St. Louis aldermen endorse 18-hour aircraft surveillance
ST. LOUIS (AP) — A potential aerial surveillance program aimed at helping St. Louis police investigate the city’s soaring violent crime problem has cleared one hurdle.
The St. Louis Post-Dispatch reports that the Board of Aldermen voted 15-14 Friday to give preliminary approval to the measure. It would direct Mayor Lyda Krewson or her successor to contract with an Ohio-based company proposing to fly airplanes up to 18 hours a day over the city.
The mayor hasn’t said if she will sign or veto the measure if aldermen pass it next week.
“Our city is in crisis mode,” said sponsor Tom Oldenburg, D-16th Ward, citing the city’s 262 murders last year, the highest total since 1993.
Backers say the cameras could track the path of suspects and vehicles from key crime scenes and help in police investigations.
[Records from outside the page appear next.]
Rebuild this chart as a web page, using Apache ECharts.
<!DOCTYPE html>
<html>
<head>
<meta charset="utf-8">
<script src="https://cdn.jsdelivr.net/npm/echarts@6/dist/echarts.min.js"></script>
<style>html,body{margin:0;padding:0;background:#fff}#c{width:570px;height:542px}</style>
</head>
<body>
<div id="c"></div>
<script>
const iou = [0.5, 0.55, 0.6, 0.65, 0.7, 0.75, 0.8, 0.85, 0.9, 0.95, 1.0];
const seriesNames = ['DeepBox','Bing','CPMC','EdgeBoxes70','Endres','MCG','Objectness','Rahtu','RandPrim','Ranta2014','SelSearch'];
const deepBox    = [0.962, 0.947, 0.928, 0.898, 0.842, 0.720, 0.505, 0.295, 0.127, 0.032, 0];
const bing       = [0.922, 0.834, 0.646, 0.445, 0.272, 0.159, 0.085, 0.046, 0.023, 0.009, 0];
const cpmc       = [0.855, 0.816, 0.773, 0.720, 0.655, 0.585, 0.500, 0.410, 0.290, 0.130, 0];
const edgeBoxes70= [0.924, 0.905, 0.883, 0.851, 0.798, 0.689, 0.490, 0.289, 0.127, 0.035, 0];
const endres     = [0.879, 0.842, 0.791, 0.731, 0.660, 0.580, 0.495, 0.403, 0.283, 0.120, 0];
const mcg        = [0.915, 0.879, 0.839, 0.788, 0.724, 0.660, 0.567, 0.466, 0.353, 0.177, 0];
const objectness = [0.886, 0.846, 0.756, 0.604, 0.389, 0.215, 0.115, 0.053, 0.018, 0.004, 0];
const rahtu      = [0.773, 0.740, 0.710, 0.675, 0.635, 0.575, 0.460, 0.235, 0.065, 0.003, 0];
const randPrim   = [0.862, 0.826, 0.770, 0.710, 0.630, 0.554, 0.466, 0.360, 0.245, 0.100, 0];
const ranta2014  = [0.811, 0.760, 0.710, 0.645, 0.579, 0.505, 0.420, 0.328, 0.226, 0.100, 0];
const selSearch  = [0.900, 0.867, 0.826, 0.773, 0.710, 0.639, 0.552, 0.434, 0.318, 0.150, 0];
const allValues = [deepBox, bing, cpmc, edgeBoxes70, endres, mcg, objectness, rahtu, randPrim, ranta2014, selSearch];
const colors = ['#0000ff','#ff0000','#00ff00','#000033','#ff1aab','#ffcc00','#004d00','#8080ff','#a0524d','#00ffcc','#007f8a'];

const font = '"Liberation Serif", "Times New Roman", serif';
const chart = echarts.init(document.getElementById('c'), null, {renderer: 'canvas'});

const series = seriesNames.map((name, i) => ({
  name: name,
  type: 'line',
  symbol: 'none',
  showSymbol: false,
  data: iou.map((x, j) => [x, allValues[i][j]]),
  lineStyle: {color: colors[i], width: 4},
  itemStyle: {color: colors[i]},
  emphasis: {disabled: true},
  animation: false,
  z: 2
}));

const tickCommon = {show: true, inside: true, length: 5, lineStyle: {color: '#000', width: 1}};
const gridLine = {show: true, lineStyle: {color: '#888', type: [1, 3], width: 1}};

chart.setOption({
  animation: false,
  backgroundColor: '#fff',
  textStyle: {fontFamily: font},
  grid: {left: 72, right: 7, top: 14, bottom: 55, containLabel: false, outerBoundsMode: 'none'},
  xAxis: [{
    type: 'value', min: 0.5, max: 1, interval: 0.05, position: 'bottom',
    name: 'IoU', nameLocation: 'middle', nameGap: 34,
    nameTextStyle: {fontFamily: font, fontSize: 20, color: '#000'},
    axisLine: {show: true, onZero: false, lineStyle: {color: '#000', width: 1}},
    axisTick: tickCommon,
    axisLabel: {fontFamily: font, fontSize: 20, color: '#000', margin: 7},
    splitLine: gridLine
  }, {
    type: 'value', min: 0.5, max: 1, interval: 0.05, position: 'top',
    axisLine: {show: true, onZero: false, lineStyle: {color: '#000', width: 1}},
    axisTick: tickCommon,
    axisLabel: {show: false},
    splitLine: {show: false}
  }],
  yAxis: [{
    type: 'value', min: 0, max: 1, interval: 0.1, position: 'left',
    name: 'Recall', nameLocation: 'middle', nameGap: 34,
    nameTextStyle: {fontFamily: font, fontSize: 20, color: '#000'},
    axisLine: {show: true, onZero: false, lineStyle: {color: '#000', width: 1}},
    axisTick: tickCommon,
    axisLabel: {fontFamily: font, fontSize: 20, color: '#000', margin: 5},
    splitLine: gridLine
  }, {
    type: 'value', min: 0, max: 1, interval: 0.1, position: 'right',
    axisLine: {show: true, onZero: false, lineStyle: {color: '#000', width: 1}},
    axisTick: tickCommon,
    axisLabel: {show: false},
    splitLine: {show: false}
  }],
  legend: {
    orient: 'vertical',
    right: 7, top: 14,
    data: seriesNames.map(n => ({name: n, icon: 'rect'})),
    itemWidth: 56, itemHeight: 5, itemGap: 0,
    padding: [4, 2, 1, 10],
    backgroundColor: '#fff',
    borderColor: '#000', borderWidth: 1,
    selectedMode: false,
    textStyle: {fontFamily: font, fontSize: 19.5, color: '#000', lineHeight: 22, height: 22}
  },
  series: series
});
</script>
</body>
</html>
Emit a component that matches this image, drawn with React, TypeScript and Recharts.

The 18-month contract wouldn’t kick in unless the company found private donors to cover the cost.
Opponents warned that the plan posed a threat to civil liberties because the cameras could track every movement on a wide swath of city streets at any given time.
The revised bill also requires a written request from a police officer before a company aircraft could zoom in on a crime scene after a shots-fired or 911 notification.